Faced with resistance from several online porn giants, the French digital watchdog initiated the first stage of an unprecedented standoff a few days ago. Since the beginning of June, access to the pornographic platforms Pornhub, YouPorn, and RedTube has been impossible from France. This sudden disappearance is not the result of a bug, but a strategic choice by the Aylo group, the owner of these sites, which preferred to withdraw from the French market rather than comply with the new age verification requirement imposed by the SREN law, which came into force in 2025. This legislation, supported by Arcom, now requires all adult sites to prevent access to minors through strict age control, under penalty of blocking or delisting.
Arcom isn't done
After Aylo's withdrawal, Arcom continues its hunt for recalcitrant platforms. Five major sites — XNXX, XVideos, XHamster, XHamsterLive, and Tnaflix — have just received a letter of observation, the first step in a procedure that could lead to their blocking or delisting in France. These platforms, hosted in Cyprus or the Czech Republic, have not implemented a compliant age verification system, often relying on a simple declaration button, which the regulator considers insufficient.

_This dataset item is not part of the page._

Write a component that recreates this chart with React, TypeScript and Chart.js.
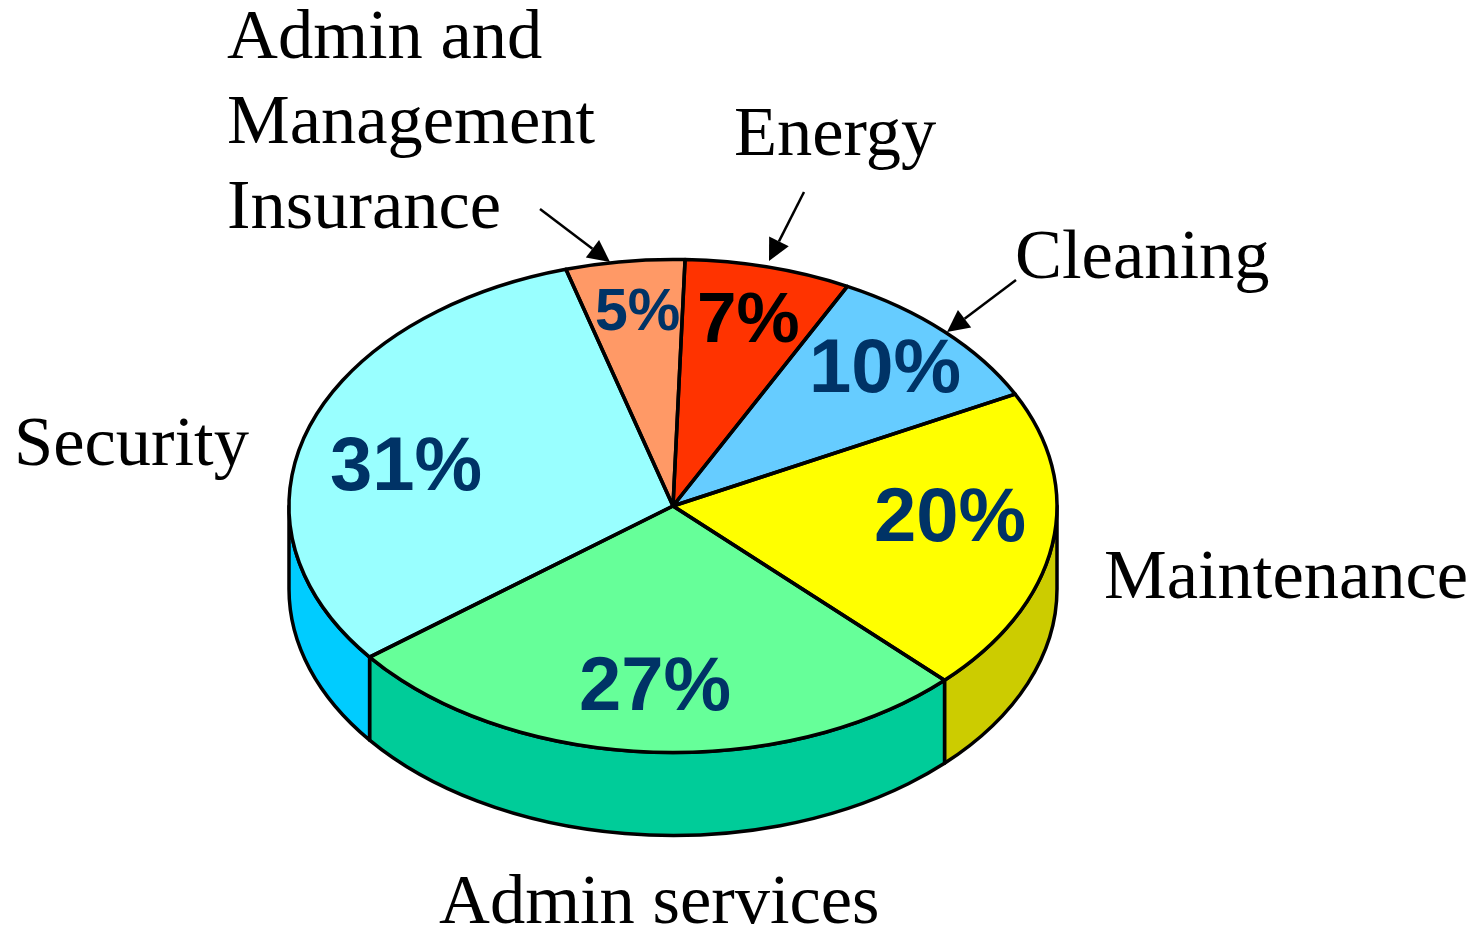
import React, { useEffect, useRef } from "react";
import { Chart, registerables } from "chart.js";

Chart.register(...registerables);

const categories = ["Energy", "Cleaning", "Maintenance", "Admin services", "Security", "Admin and Management Insurance"];
const values = [7, 10, 20, 27, 31, 5];
const topColors = ["#FF3300", "#66CCFF", "#FFFF00", "#66FF99", "#99FFFF", "#FF9966"];
const wallColors = ["#CC2900", "#00CCFF", "#CCCC00", "#00CC99", "#00CCFF", "#CC7A52"];

const W = 1476;
const H = 929;
const CX = 673;
const CY = 506;
const RX = 384;
const RY = 246.5;
const DEPTH = 83;
const SQUASH = RY / RX;

const valueLabelStyle = [
  { x: 697, y: 342, size: 71, color: "#000000" },
  { x: 809, y: 392, size: 76, color: "#003366" },
  { x: 874, y: 541, size: 76, color: "#003366" },
  { x: 579, y: 710, size: 76, color: "#003366" },
  { x: 330, y: 490, size: 76, color: "#003366" },
  { x: 595, y: 330, size: 59, color: "#003366" },
];

const categoryLabelStyle = [
  { lines: ["Energy"], x: 734, y: 155 },
  { lines: ["Cleaning"], x: 1015, y: 278 },
  { lines: ["Maintenance"], x: 1104, y: 598 },
  { lines: ["Admin services"], x: 439, y: 923 },
  { lines: ["Security"], x: 14, y: 465 },
  { lines: ["Admin and", "Management", "Insurance"], x: 227, y: 58 },
];

const arrows = [
  [540, 209, 610, 262],
  [804, 192, 769, 261],
  [1016, 280, 947, 332],
];

const pseudo3d = {
  id: "pseudo3d",
  beforeDatasetsDraw(chart: any) {
    const { ctx } = chart;
    const arcs = chart.getDatasetMeta(0).data;
    ctx.save();
    ctx.lineWidth = 3.5;
    ctx.strokeStyle = "#000";
    ctx.lineJoin = "round";
    arcs.forEach((arc: any, i: number) => {
      // The visible wall is the part of the slice in the lower half, angles 0..PI.
      [-2 * Math.PI, 0, 2 * Math.PI].forEach((shift) => {
        const a0 = Math.max(arc.startAngle + shift, 0);
        const a1 = Math.min(arc.endAngle + shift, Math.PI);
        if (a1 <= a0) return;
        ctx.beginPath();
        ctx.ellipse(CX, CY, RX, RY, 0, a0, a1, false);
        ctx.ellipse(CX, CY + DEPTH, RX, RY, 0, a1, a0, true);
        ctx.closePath();
        ctx.fillStyle = wallColors[i];
        ctx.fill();
        ctx.stroke();
      });
    });
    ctx.restore();
    ctx.save();
    ctx.translate(CX, CY);
    ctx.scale(1, SQUASH);
    ctx.translate(-CX, -CY);
  },
  afterDatasetsDraw(chart: any) {
    const { ctx } = chart;
    ctx.restore();
    const arcs = chart.getDatasetMeta(0).data;
    ctx.save();
    ctx.lineWidth = 3.5;
    ctx.strokeStyle = "#000";
    ctx.lineJoin = "round";
    arcs.forEach((arc: any) => {
      ctx.beginPath();
      ctx.moveTo(CX, CY);
      ctx.ellipse(CX, CY, RX, RY, 0, arc.startAngle, arc.endAngle, false);
      ctx.closePath();
      ctx.stroke();
    });
    ctx.fillStyle = "#000";
    ctx.lineWidth = 2.5;
    ctx.lineCap = "butt";
    arrows.forEach(([x0, y0, x1, y1]) => {
      const ang = Math.atan2(y1 - y0, x1 - x0);
      const len = 22;
      const half = 11;
      const bx = x1 - Math.cos(ang) * len;
      const by = y1 - Math.sin(ang) * len;
      ctx.beginPath();
      ctx.moveTo(x0, y0);
      ctx.lineTo(bx, by);
      ctx.stroke();
      ctx.beginPath();
      ctx.moveTo(x1, y1);
      ctx.lineTo(bx - Math.sin(ang) * half, by + Math.cos(ang) * half);
      ctx.lineTo(bx + Math.sin(ang) * half, by - Math.cos(ang) * half);
      ctx.closePath();
      ctx.fill();
    });
    ctx.textAlign = "left";
    ctx.textBaseline = "alphabetic";
    valueLabelStyle.forEach((st, i) => {
      ctx.font = `bold ${st.size}px "Liberation Sans"`;
      ctx.fillStyle = st.color;
      ctx.fillText(`${values[i]}%`, st.x, st.y);
    });
    ctx.font = `70.5px "Liberation Serif"`;
    ctx.fillStyle = "#000";
    categoryLabelStyle.forEach((st) => {
      st.lines.forEach((line, k) => ctx.fillText(line, st.x, st.y + k * 85));
    });
    ctx.restore();
  },
};

export default function App() {
  const ref = useRef<HTMLCanvasElement>(null);
  useEffect(() => {
    document.body.style.margin = "0";
    const chart = new Chart(ref.current as HTMLCanvasElement, {
      type: "pie",
      data: {
        labels: categories,
        datasets: [{ data: values, backgroundColor: topColors, borderWidth: 0 }],
      },
      options: {
        responsive: false,
        animation: false,
        rotation: 1.8,
        layout: {
          padding: { left: CX - RX, right: W - CX - RX, top: CY - RX, bottom: H - CY - RX },
        },
        plugins: { legend: { display: false }, tooltip: { enabled: false } },
      },
      plugins: [pseudo3d],
    } as any);
    return () => chart.destroy();
  }, []);
  return <canvas ref={ref} width={W} height={H} style={{ display: "block" }} />;
}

However, this warning is not insignificant: it is a formal warning, giving publishers one last chance to comply before Arcom contacts Internet service providers or search engines to cut off access to their content from France. An approach that could, in the long term, place the sites concerned in the same situation as Pornhub, RedTube, and Youporn.
X platforms cite privacy
To justify its withdrawal from the French market, Aylo puts forward a strong argument: the protection of its users' privacy. The group refuses to collect sensitive data, such as identity documents or selfies, believing that these procedures are too intrusive and expose them to the risk of data leaks. While the company has everything to gain by not lifting a finger, it also advocates for an age verification solution carried out upstream, by the operating system or a third-party application.

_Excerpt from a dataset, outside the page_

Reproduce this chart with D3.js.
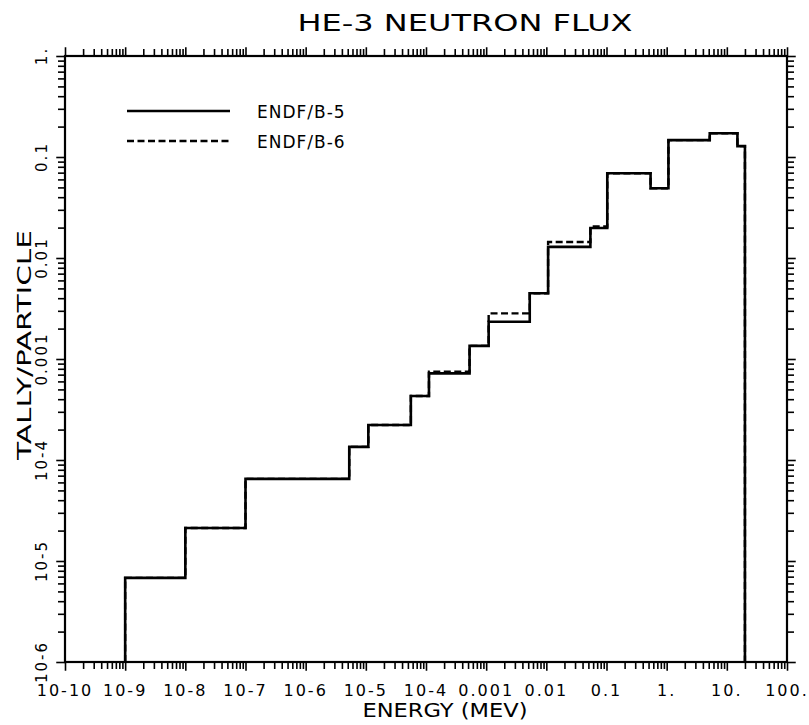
<!DOCTYPE html>
<html>
<head>
<meta charset="utf-8">
<script src="https://cdn.jsdelivr.net/npm/d3@7"></script>
<style>
html,body{margin:0;padding:0;background:#fff;}
svg{display:block;}
text{font-family:"DejaVu Sans",sans-serif;fill:#000;}
</style>
</head>
<body>
<svg id="chart" width="809" height="725"></svg>
<script>
// ---- data ----
const energyEdges = [1e-9, 1e-8, 1e-7, 5.3e-6, 1.1e-5, 5.6e-5, 1.12e-4, 5.3e-4, 1.1e-3, 5.3e-3, 1.07e-2, 5.4e-2, 1.03e-1, 5.4e-1, 1.07, 5.2, 15, 20];
const endfB5 = [6.8e-6, 2.12e-5, 6.5e-5, 1.35e-4, 2.22e-4, 4.3e-4, 7.2e-4, 1.35e-3, 2.34e-3, 4.47e-3, 1.29e-2, 1.98e-2, 6.9e-2, 4.9e-2, 1.47e-1, 1.72e-1, 1.28e-1];
const endfB6 = [6.8e-6, 2.12e-5, 6.5e-5, 1.35e-4, 2.22e-4, 4.3e-4, 7.5e-4, 1.35e-3, 2.83e-3, 4.47e-3, 1.44e-2, 2.05e-2, 6.9e-2, 4.9e-2, 1.47e-1, 1.72e-1, 1.28e-1];
const xTickValues = [1e-10,1e-9,1e-8,1e-7,1e-6,1e-5,1e-4,1e-3,1e-2,1e-1,1,10,100];
const xTickLabels = ["10-10","10-9","10-8","10-7","10-6","10-5","10-4","0.001","0.01","0.1","1.","10.","100."];
const yTickValues = [1e-6,1e-5,1e-4,1e-3,1e-2,1e-1,1];
const yTickLabels = ["10-6","10-5","10-4","0.001","0.01","0.1","1."];
const seriesNames = ["ENDF/B-5","ENDF/B-6"];
const titleText = "HE-3 NEUTRON FLUX";
const xTitle = "ENERGY (MEV)";
const yTitle = "TALLY/PARTICLE";

// ---- layout ----
const L = 65, R = 787, T = 56, B = 662;
const svg = d3.select("#chart");
const x = d3.scaleLog().domain([1e-10, 100]).range([L, R]);
const y = d3.scaleLog().domain([1e-6, 1]).range([B, T]);

function minorTicks(lo, hi){
  const out=[];
  for(let k=lo;k<hi;k++) for(let m=1;m<=9;m++) out.push(m*Math.pow(10,k));
  out.push(Math.pow(10,hi));
  return out;
}
const xt = minorTicks(-10, 2);
const yt = minorTicks(-6, 0);
const isMajor = v => Math.abs(Math.log10(v) - Math.round(Math.log10(v))) < 1e-9;

// axes with outward ticks
const axB = d3.axisBottom(x).tickValues(xt).tickSize(7).tickFormat("");
const axT = d3.axisTop(x).tickValues(xt).tickSize(7).tickFormat("");
const axL = d3.axisLeft(y).tickValues(yt).tickSize(7).tickFormat("");
const axR = d3.axisRight(y).tickValues(yt).tickSize(7).tickFormat("");
function styleAxis(g){
  g.select(".domain").remove();
  g.selectAll(".tick line").attr("stroke","#000").attr("stroke-width",1.6);
}
svg.append("g").attr("transform",`translate(0,${B})`).call(axB).call(styleAxis);
svg.append("g").attr("transform",`translate(0,${T})`).call(axT).call(styleAxis);
svg.append("g").attr("transform",`translate(${L},0)`).call(axL).call(styleAxis);
svg.append("g").attr("transform",`translate(${R},0)`).call(axR).call(styleAxis);
svg.selectAll(".tick line").filter(d=>isMajor(d)).attr("y2",function(){return d3.select(this).attr("y2")?+d3.select(this).attr("y2")*1.25:null;}).attr("x2",function(){return d3.select(this).attr("x2")?+d3.select(this).attr("x2")*1.25:null;});

svg.append("rect").attr("x",L).attr("y",T).attr("width",R-L).attr("height",B-T)
  .attr("fill","none").attr("stroke","#000").attr("stroke-width",2.2);

// tick labels
svg.append("g").selectAll("text").data(xTickValues).join("text")
  .attr("x",d=>x(d)).attr("y",B+34).attr("text-anchor","middle")
  .attr("font-size",16).attr("letter-spacing",2)
  .text((d,i)=>xTickLabels[i]);
svg.append("g").selectAll("text").data(yTickValues).join("text")
  .attr("transform",d=>`translate(${L-18},${y(d)}) rotate(-90)`)
  .attr("text-anchor","middle")
  .attr("font-size",15).attr("letter-spacing",2)
  .text((d,i)=>yTickLabels[i]);

// titles
svg.append("text").attr("x",465).attr("y",31).attr("text-anchor","middle")
  .attr("font-size",23).attr("textLength",335).attr("lengthAdjust","spacingAndGlyphs").text(titleText);
svg.append("text").attr("x",445).attr("y",717).attr("text-anchor","middle")
  .attr("font-size",19).attr("textLength",165).attr("lengthAdjust","spacingAndGlyphs").text(xTitle);
svg.append("text").attr("transform",`translate(31,345) rotate(-90)`).attr("text-anchor","middle")
  .attr("font-size",20).attr("textLength",230).attr("lengthAdjust","spacingAndGlyphs").text(yTitle);

// step lines
function stepPoints(vals){
  const pts=[[energyEdges[0],1e-6]];
  vals.forEach((v,i)=>pts.push([energyEdges[i],v]));
  pts.push([energyEdges[energyEdges.length-1],vals[vals.length-1]]);
  pts.push([energyEdges[energyEdges.length-1],1e-6]);
  return pts;
}
const line = d3.line().x(d=>x(d[0])).y(d=>y(d[1])).curve(d3.curveStepAfter);
svg.append("path").attr("d",line(stepPoints(endfB5))).attr("fill","none")
  .attr("stroke","#000").attr("stroke-width",2.6).attr("stroke-linejoin","miter");
svg.append("path").attr("d",line(stepPoints(endfB6))).attr("fill","none")
  .attr("stroke","#000").attr("stroke-width",2.4).attr("stroke-dasharray","7,3.5");

// legend
const leg = svg.append("g");
[0,1].forEach(i=>{
  const ly = 111 + i*30;
  leg.append("line").attr("x1",127).attr("x2",230).attr("y1",ly).attr("y2",ly)
    .attr("stroke","#000").attr("stroke-width",2.4)
    .attr("stroke-dasharray", i===1 ? "7,3.5" : null);
  leg.append("text").attr("x",257).attr("y",ly+6.5).attr("font-size",17).attr("letter-spacing",1)
    .text(seriesNames[i]);
});
</script>
</body>
</html>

The French system nevertheless attempts to reconcile age control and privacy, by imposing the principle of “double anonymity”: the verification is carried out by an external service provider, which only attests to the user’s majority to the site, without transmitting personal information.

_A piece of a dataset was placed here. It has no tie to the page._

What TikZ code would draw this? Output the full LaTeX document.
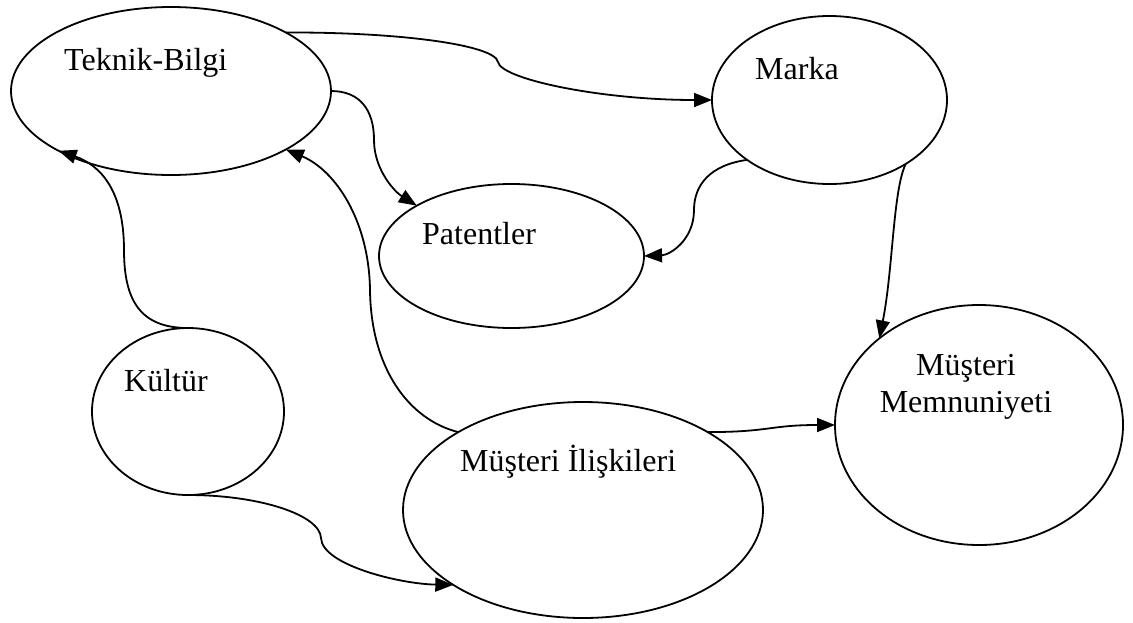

Europe accelerates on a common solution
The difficulty of imposing uniform regulation at the European Union level has pushed Brussels to accelerate the development of a cross-border age verification tool. The European Commission, supported by Arcom and other national regulators, thus wishes to harmonize practices and prevent platforms from being able to exploit regulatory differences between Member States. The upcoming guidelines should encourage, or even force, adult sites to adopt this new tool, even if European legislation does not allow, at this stage, to impose a single system.
Beyond the technical issue, the closure of the major free platforms reopens the debate on the sustainability of an economic model based on free access and the absence of control. Some observers see this as the beginning of an era where access to online pornography could become chargeable or conditional on more cumbersome procedures, disrupting the habits of the millions of French Internet users concerned.